DESCRIPTION OF THE TASK: Copy each line of the data below exactly, leaving out pictures.

GIVEN INFORMATION:

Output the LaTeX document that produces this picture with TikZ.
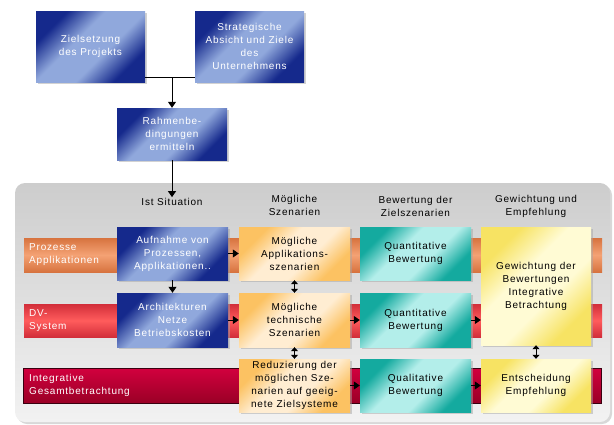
\documentclass[tikz,border=0pt]{standalone}
\usepackage{fontspec}
\setmainfont{Liberation Sans}[LetterSpace=8]
\usetikzlibrary{arrows.meta,shadows}
\definecolor{bluedark}{HTML}{15298C}
\definecolor{bluelight}{HTML}{90A8DC}
\definecolor{peachdark}{HTML}{FCC262}
\definecolor{peachlight}{HTML}{FFEDD2}
\definecolor{tealdark}{HTML}{14AA9F}
\definecolor{teallight}{HTML}{B3EEEA}
\definecolor{yeldark}{HTML}{F7E363}
\definecolor{yellight}{HTML}{FFFBD4}
\definecolor{orA}{HTML}{D7733F}
\definecolor{orB}{HTML}{F4A274}
\definecolor{rdA}{HTML}{D22E3A}
\definecolor{rdB}{HTML}{FF5C5C}
\definecolor{crA}{HTML}{D2003E}
\definecolor{crB}{HTML}{9A0026}
\definecolor{crEdge}{HTML}{3A0010}
\definecolor{panelA}{HTML}{CDCDCD}
\definecolor{panelB}{HTML}{F2F2F2}
\pgfdeclareverticalshading{blueshade}{100bp}{color(0bp)=(bluedark); color(27bp)=(bluedark); color(42bp)=(bluelight); color(58bp)=(bluelight); color(73bp)=(bluedark); color(100bp)=(bluedark)}
\pgfdeclareverticalshading{peachshade}{100bp}{color(0bp)=(peachdark); color(27bp)=(peachdark); color(42bp)=(peachlight); color(58bp)=(peachlight); color(73bp)=(peachdark); color(100bp)=(peachdark)}
\pgfdeclareverticalshading{tealshade}{100bp}{color(0bp)=(tealdark); color(27bp)=(tealdark); color(42bp)=(teallight); color(58bp)=(teallight); color(73bp)=(tealdark); color(100bp)=(tealdark)}
\pgfdeclareverticalshading{yelshade}{100bp}{color(0bp)=(yeldark); color(27bp)=(yeldark); color(42bp)=(yellight); color(58bp)=(yellight); color(73bp)=(yeldark); color(100bp)=(yeldark)}
\tikzset{
  txt/.style={font=\fontsize{10}{13}\selectfont, align=center, inner sep=1pt},
  box/.style={txt, minimum width=111pt, minimum height=53pt, inner sep=2pt,
    drop shadow={shadow xshift=2pt, shadow yshift=-2pt, fill=black!35}},
  bluebox/.style={box, text=white, shading=blueshade, shading angle=45},
  peachbox/.style={box, shading=peachshade, shading angle=45},
  tealbox/.style={box, shading=tealshade, shading angle=45},
  yelbox/.style={box, shading=yelshade, shading angle=45},
  band/.style={minimum width=578pt, inner sep=0pt},
  bandtxt/.style={txt, text=white, align=left, anchor=west},
  arr/.style={line width=1pt, -{Triangle[width=8pt,length=6pt]}},
  darr/.style={line width=1pt, {Triangle[width=7pt,length=4pt]}-{Triangle[width=7pt,length=4pt]}},
  plain/.style={line width=1pt}
}
\begin{document}
\begin{tikzpicture}[x=1pt,y=-1pt]
\useasboundingbox (0,0) rectangle (614,424);
% top part
\node[bluebox, minimum width=109pt, minimum height=71pt] (ziel) at (90.5,46.5) {Zielsetzung\\des Projekts};
\node[bluebox, minimum width=109pt, minimum height=71pt] (strat) at (249.5,46.5) {Strategische\\Absicht und Ziele\\des\\Unternehmens};
\node[bluebox, minimum width=110pt, minimum height=52pt] (rahmen) at (172,134) {Rahmenbe-\\dingungen\\ermitteln};
\coordinate (j) at (172,77);
\draw[plain] (ziel.east |- j) -- (strat.west |- j);
\draw[arr] (j) -- (rahmen.north);
% panel
\node[rounded corners=10pt, minimum width=595pt, minimum height=239pt, inner sep=0pt,
  shading=axis, top color=panelA, bottom color=panelB,
  drop shadow={shadow xshift=2pt, shadow yshift=-2pt, fill=black!30}] (panel) at (312.5,302.5) {};
% headers
\node[txt] (ist) at (172,202) {Ist Situation};
\node[txt] (szen) at (294.5,205) {Mögliche\\Szenarien};
\node[txt] (bew) at (415.5,206) {Bewertung der\\Zielszenarien};
\node[txt] (gew) at (536,206) {Gewichtung und\\Empfehlung};
\draw[arr] (rahmen.south) -- (ist.north);
% bands
\node[band, minimum height=34pt, shading=axis, top color=orA, bottom color=orA, middle color=orB] (b1) at (313,255) {};
\node[band, minimum height=33pt, shading=axis, top color=rdA, bottom color=rdA, middle color=rdB] (b2) at (313,320.5) {};
\node[band, minimum width=578pt, minimum height=35pt, draw=crEdge, line width=1pt, shading=axis, top color=crA, bottom color=crB] (b3) at (312.5,385.5) {};
\node[bandtxt] (t1) at (28,255) {Prozesse\\Applikationen};
\node[bandtxt] (t2) at (28,320.5) {DV-\\System};
\node[bandtxt] (t3) at (28,385.5) {Integrative\\Gesamtbetrachtung};
% boxes
\node[bluebox] (auf) at (172.5,253.5) {Aufnahme von\\Prozessen,\\Applikationen..};
\node[bluebox, minimum height=54pt] (arch) at (172.5,320) {Architekturen\\Netze\\Betriebskosten};
\node[peachbox] (appl) at (294.5,253.5) {Mögliche\\Applikations-\\szenarien};
\node[peachbox, minimum height=54pt] (tech) at (294.5,320) {Mögliche\\technische\\Szenarien};
\node[peachbox] (red) at (294.5,385.5) {Reduzierung der\\möglichen Sze-\\narien auf geeig-\\nete Zielsysteme};
\node[tealbox] (quant1) at (415.5,253.5) {Quantitative\\Bewertung};
\node[tealbox, minimum height=54pt] (quant2) at (415.5,320) {Quantitative\\Bewertung};
\node[tealbox] (qual) at (415.5,385.5) {Qualitative\\Bewertung};
\node[yelbox, minimum width=110pt, minimum height=118pt] (gewb) at (536,286) {Gewichtung der\\Bewertungen\\Integrative\\Betrachtung};
\node[yelbox, minimum width=110pt] (ent) at (536,385.5) {Entscheidung\\Empfehlung};
% arrows
\draw[arr] (auf) -- (appl);
\draw[arr] (auf) -- (arch);
\draw[arr] (arch) -- (tech);
\draw[darr] (appl) -- (tech);
\draw[darr] (tech) -- (red);
\draw[arr] (tech) -- (quant2);
\draw[arr] (red) -- (qual);
\draw[arr] (quant2.east) -- (quant2.east -| gewb.west);
\draw[arr] (qual) -- (ent);
\draw[darr] (gewb) -- (ent);
\end{tikzpicture}
\end{document}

OUTPUT BELOW:
Output the LaTeX document that produces this picture with TikZ.
\documentclass[tikz,border=0pt]{standalone}
\usepackage{fontspec}
\setmainfont{Liberation Sans}[LetterSpace=8]
\usetikzlibrary{arrows.meta,shadows}
\definecolor{bluedark}{HTML}{15298C}
\definecolor{bluelight}{HTML}{90A8DC}
\definecolor{peachdark}{HTML}{FCC262}
\definecolor{peachlight}{HTML}{FFEDD2}
\definecolor{tealdark}{HTML}{14AA9F}
\definecolor{teallight}{HTML}{B3EEEA}
\definecolor{yeldark}{HTML}{F7E363}
\definecolor{yellight}{HTML}{FFFBD4}
\definecolor{orA}{HTML}{D7733F}
\definecolor{orB}{HTML}{F4A274}
\definecolor{rdA}{HTML}{D22E3A}
\definecolor{rdB}{HTML}{FF5C5C}
\definecolor{crA}{HTML}{D2003E}
\definecolor{crB}{HTML}{9A0026}
\definecolor{crEdge}{HTML}{3A0010}
\definecolor{panelA}{HTML}{CDCDCD}
\definecolor{panelB}{HTML}{F2F2F2}
\pgfdeclareverticalshading{blueshade}{100bp}{color(0bp)=(bluedark); color(27bp)=(bluedark); color(42bp)=(bluelight); color(58bp)=(bluelight); color(73bp)=(bluedark); color(100bp)=(bluedark)}
\pgfdeclareverticalshading{peachshade}{100bp}{color(0bp)=(peachdark); color(27bp)=(peachdark); color(42bp)=(peachlight); color(58bp)=(peachlight); color(73bp)=(peachdark); color(100bp)=(peachdark)}
\pgfdeclareverticalshading{tealshade}{100bp}{color(0bp)=(tealdark); color(27bp)=(tealdark); color(42bp)=(teallight); color(58bp)=(teallight); color(73bp)=(tealdark); color(100bp)=(tealdark)}
\pgfdeclareverticalshading{yelshade}{100bp}{color(0bp)=(yeldark); color(27bp)=(yeldark); color(42bp)=(yellight); color(58bp)=(yellight); color(73bp)=(yeldark); color(100bp)=(yeldark)}
\tikzset{
  txt/.style={font=\fontsize{10}{13}\selectfont, align=center, inner sep=1pt},
  box/.style={txt, minimum width=111pt, minimum height=53pt, inner sep=2pt,
    drop shadow={shadow xshift=2pt, shadow yshift=-2pt, fill=black!35}},
  bluebox/.style={box, text=white, shading=blueshade, shading angle=45},
  peachbox/.style={box, shading=peachshade, shading angle=45},
  tealbox/.style={box, shading=tealshade, shading angle=45},
  yelbox/.style={box, shading=yelshade, shading angle=45},
  band/.style={minimum width=578pt, inner sep=0pt},
  bandtxt/.style={txt, text=white, align=left, anchor=west},
  arr/.style={line width=1pt, -{Triangle[width=8pt,length=6pt]}},
  darr/.style={line width=1pt, {Triangle[width=7pt,length=4pt]}-{Triangle[width=7pt,length=4pt]}},
  plain/.style={line width=1pt}
}
\begin{document}
\begin{tikzpicture}[x=1pt,y=-1pt]
\useasboundingbox (0,0) rectangle (614,424);
% top part
\node[bluebox, minimum width=109pt, minimum height=71pt] (ziel) at (90.5,46.5) {Zielsetzung\\des Projekts};
\node[bluebox, minimum width=109pt, minimum height=71pt] (strat) at (249.5,46.5) {Strategische\\Absicht und Ziele\\des\\Unternehmens};
\node[bluebox, minimum width=110pt, minimum height=52pt] (rahmen) at (172,134) {Rahmenbe-\\dingungen\\ermitteln};
\coordinate (j) at (172,77);
\draw[plain] (ziel.east |- j) -- (strat.west |- j);
\draw[arr] (j) -- (rahmen.north);
% panel
\node[rounded corners=10pt, minimum width=595pt, minimum height=239pt, inner sep=0pt,
  shading=axis, top color=panelA, bottom color=panelB,
  drop shadow={shadow xshift=2pt, shadow yshift=-2pt, fill=black!30}] (panel) at (312.5,302.5) {};
% headers
\node[txt] (ist) at (172,202) {Ist Situation};
\node[txt] (szen) at (294.5,205) {Mögliche\\Szenarien};
\node[txt] (bew) at (415.5,206) {Bewertung der\\Zielszenarien};
\node[txt] (gew) at (536,206) {Gewichtung und\\Empfehlung};
\draw[arr] (rahmen.south) -- (ist.north);
% bands
\node[band, minimum height=34pt, shading=axis, top color=orA, bottom color=orA, middle color=orB] (b1) at (313,255) {};
\node[band, minimum height=33pt, shading=axis, top color=rdA, bottom color=rdA, middle color=rdB] (b2) at (313,320.5) {};
\node[band, minimum width=578pt, minimum height=35pt, draw=crEdge, line width=1pt, shading=axis, top color=crA, bottom color=crB] (b3) at (312.5,385.5) {};
\node[bandtxt] (t1) at (28,255) {Prozesse\\Applikationen};
\node[bandtxt] (t2) at (28,320.5) {DV-\\System};
\node[bandtxt] (t3) at (28,385.5) {Integrative\\Gesamtbetrachtung};
% boxes
\node[bluebox] (auf) at (172.5,253.5) {Aufnahme von\\Prozessen,\\Applikationen..};
\node[bluebox, minimum height=54pt] (arch) at (172.5,320) {Architekturen\\Netze\\Betriebskosten};
\node[peachbox] (appl) at (294.5,253.5) {Mögliche\\Applikations-\\szenarien};
\node[peachbox, minimum height=54pt] (tech) at (294.5,320) {Mögliche\\technische\\Szenarien};
\node[peachbox] (red) at (294.5,385.5) {Reduzierung der\\möglichen Sze-\\narien auf geeig-\\nete Zielsysteme};
\node[tealbox] (quant1) at (415.5,253.5) {Quantitative\\Bewertung};
\node[tealbox, minimum height=54pt] (quant2) at (415.5,320) {Quantitative\\Bewertung};
\node[tealbox] (qual) at (415.5,385.5) {Qualitative\\Bewertung};
\node[yelbox, minimum width=110pt, minimum height=118pt] (gewb) at (536,286) {Gewichtung der\\Bewertungen\\Integrative\\Betrachtung};
\node[yelbox, minimum width=110pt] (ent) at (536,385.5) {Entscheidung\\Empfehlung};
% arrows
\draw[arr] (auf) -- (appl);
\draw[arr] (auf) -- (arch);
\draw[arr] (arch) -- (tech);
\draw[darr] (appl) -- (tech);
\draw[darr] (tech) -- (red);
\draw[arr] (tech) -- (quant2);
\draw[arr] (red) -- (qual);
\draw[arr] (quant2.east) -- (quant2.east -| gewb.west);
\draw[arr] (qual) -- (ent);
\draw[darr] (gewb) -- (ent);
\end{tikzpicture}
\end{document}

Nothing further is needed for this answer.